The sanctions imposed on Russian Oligarchs seem to barely affect or slow them down, that is the case of the Rotenbergs. Arkady Rotenberg who is a lifelong friend to Vladimir Putin, has an estimated net worth of $3 billion dollars. Around $91 million dollars are estimated to have passed into the economy proceeding from accounts linked to the Rotenberg family. His brother, Boris, also became a billionaire after sanctions were imposed on him.
Today, major Russian banks have been cut off from the global financial system, the government faces default, and many multinationals are closing their Russian operations. While Putin’s soldiers lay siege to neighboring Ukraine, world leaders have responded by strangling the Russian economy.
The logic now is the same as it was in 2014, squeeze Putin’s allies to put pressure on him. A new raft of European and American sanctions has been announced, against Putin, as well as those considered close to him, including Boris Rotenberg and Arkady Rotenberg’s son, Igor.
Despite the efforts and sanctions imposed, the question remains, will they work this time? Arkady Rotenberg is just one example of the past ineffectiveness of measures described as the “financial death penalty.”
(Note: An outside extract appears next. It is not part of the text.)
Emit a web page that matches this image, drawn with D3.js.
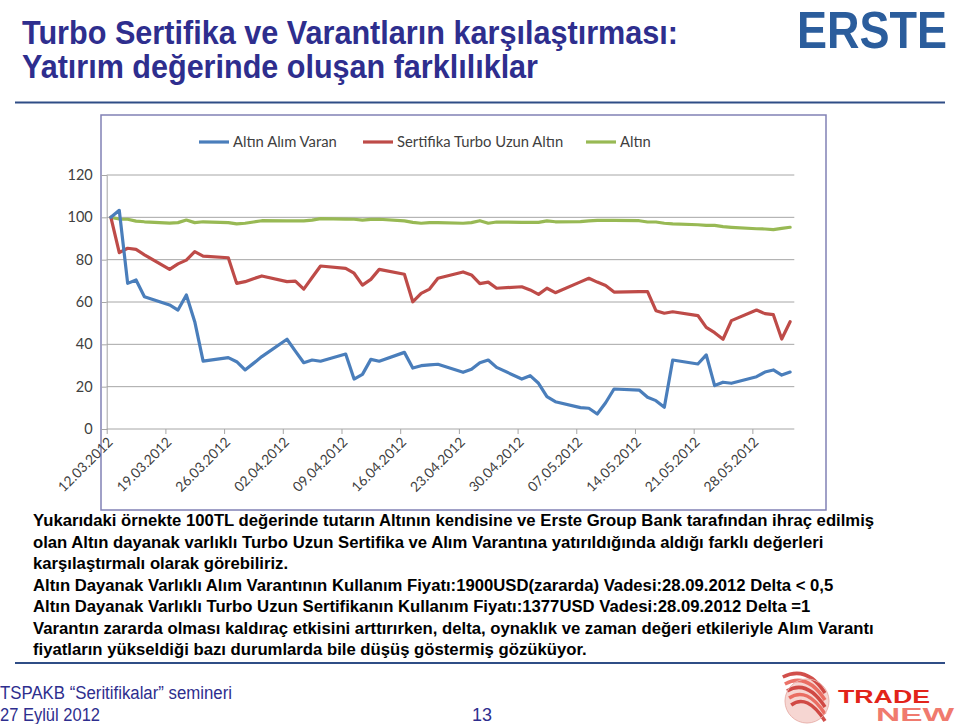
<!DOCTYPE html>
<html>
<head>
<meta charset="utf-8">
<script src="https://cdn.jsdelivr.net/npm/d3@7/dist/d3.min.js"></script>
<style>
  html, body { margin: 0; padding: 0; background: #ffffff; }
  svg { display: block; }
</style>
</head>
<body>
<svg id="slide" width="960" height="724"></svg>
<script>
// ---------------- DATA ----------------
const tradingDays = [
  "2012-03-12","2012-03-13","2012-03-14","2012-03-15","2012-03-16",
  "2012-03-19","2012-03-20","2012-03-21","2012-03-22","2012-03-23",
  "2012-03-26","2012-03-27","2012-03-28","2012-03-29","2012-03-30",
  "2012-04-02","2012-04-03","2012-04-04","2012-04-05","2012-04-06",
  "2012-04-09","2012-04-10","2012-04-11","2012-04-12","2012-04-13",
  "2012-04-16","2012-04-17","2012-04-18","2012-04-19","2012-04-20",
  "2012-04-23","2012-04-24","2012-04-25","2012-04-26","2012-04-27",
  "2012-04-30","2012-05-01","2012-05-02","2012-05-03","2012-05-04",
  "2012-05-07","2012-05-08","2012-05-09","2012-05-10","2012-05-11",
  "2012-05-14","2012-05-15","2012-05-16","2012-05-17","2012-05-18",
  "2012-05-21","2012-05-22","2012-05-23","2012-05-24","2012-05-25",
  "2012-05-28","2012-05-29","2012-05-30","2012-05-31","2012-06-01"
];
const varantValues = [
  100, 103.3, 68.8, 70.4, 62.5,
  58.6, 56.2, 63.3, 50.7, 32.1,
  33.7, 31.8, 27.9, 31.0, 34.2,
  42.4, 36.8, 31.3, 32.6, 32.0,
  35.4, 23.6, 25.8, 32.9, 32.0,
  36.2, 28.8, 29.9, 30.3, 30.6,
  26.8, 28.2, 31.3, 32.6, 29.1,
  23.6, 25.2, 21.6, 15.3, 12.9,
  10.1, 9.8, 7.1, 12.4, 18.9,
  18.4, 15.0, 13.4, 10.3, 32.6,
  30.7, 35.0, 20.5, 22.1, 21.6,
  24.7, 26.9, 27.9, 25.5, 26.9
];
const sertifikaValues = [
  100, 83.3, 85.4, 84.9, 82.3,
  75.4, 78.0, 79.8, 83.8, 81.7,
  80.9, 68.8, 69.6, 71.0, 72.3,
  69.6, 69.9, 66.1, 71.6, 77.0,
  75.9, 73.6, 68.0, 70.7, 75.4,
  73.1, 60.1, 64.1, 66.1, 71.2,
  74.2, 72.8, 68.7, 69.4, 66.5,
  67.2, 65.7, 63.6, 66.5, 64.4,
  69.5, 71.2, 69.4, 67.8, 64.7,
  64.9, 64.9, 55.9, 54.7, 55.4,
  53.6, 48.0, 45.5, 42.4, 51.2,
  56.2, 54.5, 54.0, 42.5, 50.7
];
const altinValues = [
  100, 99.2, 99.1, 98.2, 97.9,
  97.3, 97.5, 98.7, 97.5, 97.9,
  97.5, 96.9, 97.2, 97.8, 98.4,
  98.3, 98.3, 98.3, 98.7, 99.4,
  99.2, 99.1, 98.7, 99.0, 99.1,
  98.3, 97.6, 97.2, 97.5, 97.5,
  97.2, 97.5, 98.4, 97.2, 97.8,
  97.6, 97.6, 97.6, 98.3, 97.9,
  98.0, 98.3, 98.6, 98.6, 98.6,
  98.4, 97.8, 97.8, 97.2, 96.9,
  96.5, 96.2, 96.2, 95.6, 95.3,
  94.6, 94.5, 94.2, 94.8, 95.3
];
const seriesNames = ["Altın Alım Varan", "Sertifika Turbo Uzun Altın", "Altın"];
const seriesColors = ["#4a7ebb", "#be4b48", "#98b954"];
const yTicks = [0, 20, 40, 60, 80, 100, 120];
const xTickLabels = ["12.03.2012","19.03.2012","26.03.2012","02.04.2012","09.04.2012","16.04.2012",
                     "23.04.2012","30.04.2012","07.05.2012","14.05.2012","21.05.2012","28.05.2012"];
const titleLines = ["Turbo Sertifika ve Varantların karşılaştırması:", "Yatırım değerinde oluşan farklılıklar"];
const bodyLines = [
  "Yukarıdaki örnekte 100TL değerinde tutarın Altının kendisine ve Erste Group Bank tarafından ihraç edilmiş",
  "olan Altın dayanak varlıklı Turbo Uzun Sertifika ve Alım Varantına yatırıldığında aldığı  farklı değerleri",
  "karşılaştırmalı olarak görebiliriz.",
  "Altın Dayanak Varlıklı Alım Varantının Kullanım Fiyatı:1900USD(zararda) Vadesi:28.09.2012 Delta < 0,5",
  "Altın Dayanak Varlıklı Turbo Uzun Sertifikanın Kullanım Fiyatı:1377USD Vadesi:28.09.2012 Delta =1",
  "Varantın zararda olması kaldıraç etkisini arttırırken, delta, oynaklık ve zaman değeri etkileriyle Alım Varantı",
  "fiyatların yükseldiği bazı durumlarda bile düşüş göstermiş gözüküyor."
];
const footerLines = ["TSPAKB “Seritifikalar” semineri", "27 Eylül 2012"];
const pageNumber = "13";

// ---------------- DRAW ----------------
const svg = d3.select("#slide");
const parse = d3.timeParse("%Y-%m-%d");
const noon = d => new Date(d.getFullYear(), d.getMonth(), d.getDate(), 12);
const dates = tradingDays.map(s => noon(parse(s)));

const titleColor = "#2e2e8e";
const sans = "'Liberation Sans', Arial, sans-serif";

// Title
svg.selectAll("text.title").data(titleLines).join("text")
  .attr("class", "title")
  .attr("x", 22).attr("y", (d, i) => 44 + i * 34)
  .attr("font-family", sans).attr("font-weight", "bold").attr("font-size", 33)
  .attr("fill", titleColor)
  .attr("textLength", (d, i) => i === 0 ? 656 : 516)
  .attr("lengthAdjust", "spacingAndGlyphs")
  .text(d => d);

// ERSTE logo
svg.append("text").attr("transform", "translate(797,48) scale(1,1.12)")
  .attr("font-family", sans).attr("font-weight", "bold").attr("font-size", 47)
  .attr("fill", "#2b5d9c").attr("textLength", 150).attr("lengthAdjust", "spacingAndGlyphs")
  .text("ERSTE");

// separators
svg.append("line").attr("x1", 15).attr("x2", 945).attr("y1", 102.5).attr("y2", 102.5)
  .attr("stroke", "#2f4d86").attr("stroke-width", 2);
svg.append("line").attr("x1", 15).attr("x2", 945).attr("y1", 663).attr("y2", 663)
  .attr("stroke", "#2f4d86").attr("stroke-width", 2);

// chart frame
svg.append("rect").attr("x", 101).attr("y", 115).attr("width", 725).attr("height", 395)
  .attr("fill", "#ffffff").attr("stroke", "#8181b5").attr("stroke-width", 1.5);

// scales
const x = d3.scaleTime()
  .domain([new Date(2012, 2, 12, 0), new Date(2012, 5, 2, 0)])
  .range([106.7, 794.3]);
const y = d3.scaleLinear().domain([0, 120]).range([429, 175]);

const plot = svg.append("g");
const labelFont = "Lato, 'Open Sans', sans-serif";

// gridlines + y axis
const yAxis = d3.axisLeft(y).tickValues(yTicks).tickSize(5).tickPadding(9).tickFormat(d3.format("d"));
const yg = plot.append("g").attr("transform", `translate(${x.range()[0]},0)`).call(yAxis);
yg.select(".domain").attr("stroke", "#a6a6a6");
yg.selectAll(".tick line").attr("stroke", "#a6a6a6");
yg.selectAll(".tick text").attr("font-family", labelFont).attr("font-size", 14.5).attr("fill", "#404040");
plot.append("g").selectAll("line").data(yTicks.filter(v => v > 0)).join("line")
  .attr("x1", x.range()[0]).attr("x2", x.range()[1])
  .attr("y1", d => y(d)).attr("y2", d => y(d))
  .attr("stroke", "#a6a6a6").attr("stroke-width", 1);

// x axis
const tickDates = xTickLabels.map(s => { const p = s.split("."); return new Date(+p[2], +p[1] - 1, +p[0], 0); });
const xAxis = d3.axisBottom(x).tickValues(tickDates).tickSize(5).tickFormat(() => "");
const xg = plot.append("g").attr("transform", `translate(0,${y(0)})`).call(xAxis);
xg.select(".domain").attr("stroke", "#a6a6a6").attr("d", `M${x.range()[0]},0H${x.range()[1]}`);
xg.selectAll(".tick line").attr("stroke", "#a6a6a6");
plot.append("g").selectAll("text").data(xTickLabels).join("text")
  .attr("transform", (d, i) => `translate(${x(tickDates[i]) + 7},${y(0) + 14}) rotate(-45)`)
  .attr("text-anchor", "end")
  .attr("font-family", labelFont).attr("font-size", 13.8).attr("fill", "#404040")
  .text(d => d);

// lines
const series = [varantValues, sertifikaValues, altinValues];
const line = d3.line().x((d, i) => x(dates[i])).y(d => y(d));
[2, 1, 0].forEach(k => {
  plot.append("path").datum(series[k])
    .attr("d", line)
    .attr("fill", "none").attr("stroke", seriesColors[k])
    .attr("stroke-width", 3.2).attr("stroke-linejoin", "round").attr("stroke-linecap", "round");
});

// legend
const legendX = [199, 363, 586];
const lg = plot.append("g");
seriesNames.forEach((n, i) => {
  lg.append("line").attr("x1", legendX[i]).attr("x2", legendX[i] + 30)
    .attr("y1", 142).attr("y2", 142).attr("stroke", seriesColors[i]).attr("stroke-width", 3.2);
  lg.append("text").attr("x", legendX[i] + 34).attr("y", 142).attr("dy", "0.35em")
    .attr("font-family", labelFont).attr("font-size", 14.8).attr("fill", "#404040").text(n);
});

// body text
svg.selectAll("text.body").data(bodyLines).join("text")
  .attr("class", "body")
  .attr("x", 33).attr("y", (d, i) => 526 + i * 21.5)
  .attr("font-family", sans).attr("font-weight", "bold")
  .attr("font-size", 16.7).attr("fill", "#000000")
  .text(d => d);

// footer
svg.selectAll("text.footer").data(footerLines).join("text")
  .attr("class", "footer")
  .attr("x", 0).attr("y", (d, i) => 699 + i * 22)
  .attr("font-family", sans).attr("font-size", 18).attr("fill", titleColor)
  .attr("textLength", (d, i) => i === 0 ? 232 : 100)
  .attr("lengthAdjust", "spacingAndGlyphs")
  .text(d => d);
svg.append("text").attr("x", 472).attr("y", 721)
  .attr("font-family", sans).attr("font-size", 18).attr("fill", titleColor)
  .attr("textLength", 20).attr("lengthAdjust", "spacingAndGlyphs").text(pageNumber);

// TRADE NEW logo
const orb = svg.append("g").attr("transform", "translate(807,701)");
orb.append("circle").attr("r", 22).attr("fill", "#f6d6d2");
[-14, -7, 0, 7, 14].forEach((o, i) => {
  orb.append("path")
    .attr("d", `M${-20 + o * 0.3},${o - 10} Q0,${o - 22} ${18},${o + 6}`)
    .attr("fill", "none").attr("stroke", i % 2 ? "#e85a4f" : "#c9302c").attr("stroke-width", 3.5)
    .attr("opacity", 0.85);
});
orb.append("circle").attr("r", 22).attr("fill", "none").attr("stroke", "#e9b3ad").attr("stroke-width", 1);
svg.append("text").attr("transform", "translate(838,703) scale(1,1.3)")
  .attr("font-family", sans).attr("font-weight", "bold").attr("font-size", 14)
  .attr("fill", "#e2231a").attr("textLength", 92).attr("lengthAdjust", "spacingAndGlyphs").text("TRADE");
svg.append("text").attr("transform", "translate(876,721) scale(1,1.3)")
  .attr("font-family", sans).attr("font-weight", "bold").attr("font-size", 14)
  .attr("fill", "#f07a6e").attr("textLength", 78).attr("lengthAdjust", "spacingAndGlyphs").text("NEW");
</script>
</body>
</html>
Analysis of global corporate filings identified nearly 200 companies associated with the Rotenbergs, spread across three continents and a dozen countries. Many of the firms are now inactive, but even after Rotenberg was placed on sanctions lists in 2014, he was able to take a stake in at least seven companies in European offshore tax havens.
The efforts toward oligarchs have been more widespread and coordinated, this time. The European Union and the United States led the charge, but were followed by Britain, which had been more reluctant in the past. Australia, Japan, Canada and others joined, sizing down the world market for Russian wealth. Even Switzerland said it would freeze Russian assets.
The oligarchs are important because they are the ones who would trigger a palace coup if it ever happened, and is it also know that Putin relies on people close to him to hide his money.
Even with all the changes, there are gaps allowing oligarchs to move and hide assets. After the Senate report demonstrated how Arkady Rotenberg purchased fine art in the United States, lawmakers like Senator Rob Portman, tried to force art dealers to abide by the same anti-secrecy requirements as banks. Lawmakers killed the idea and allowed art sales to remain anonymous, forced by heavy lobbying from auction houses.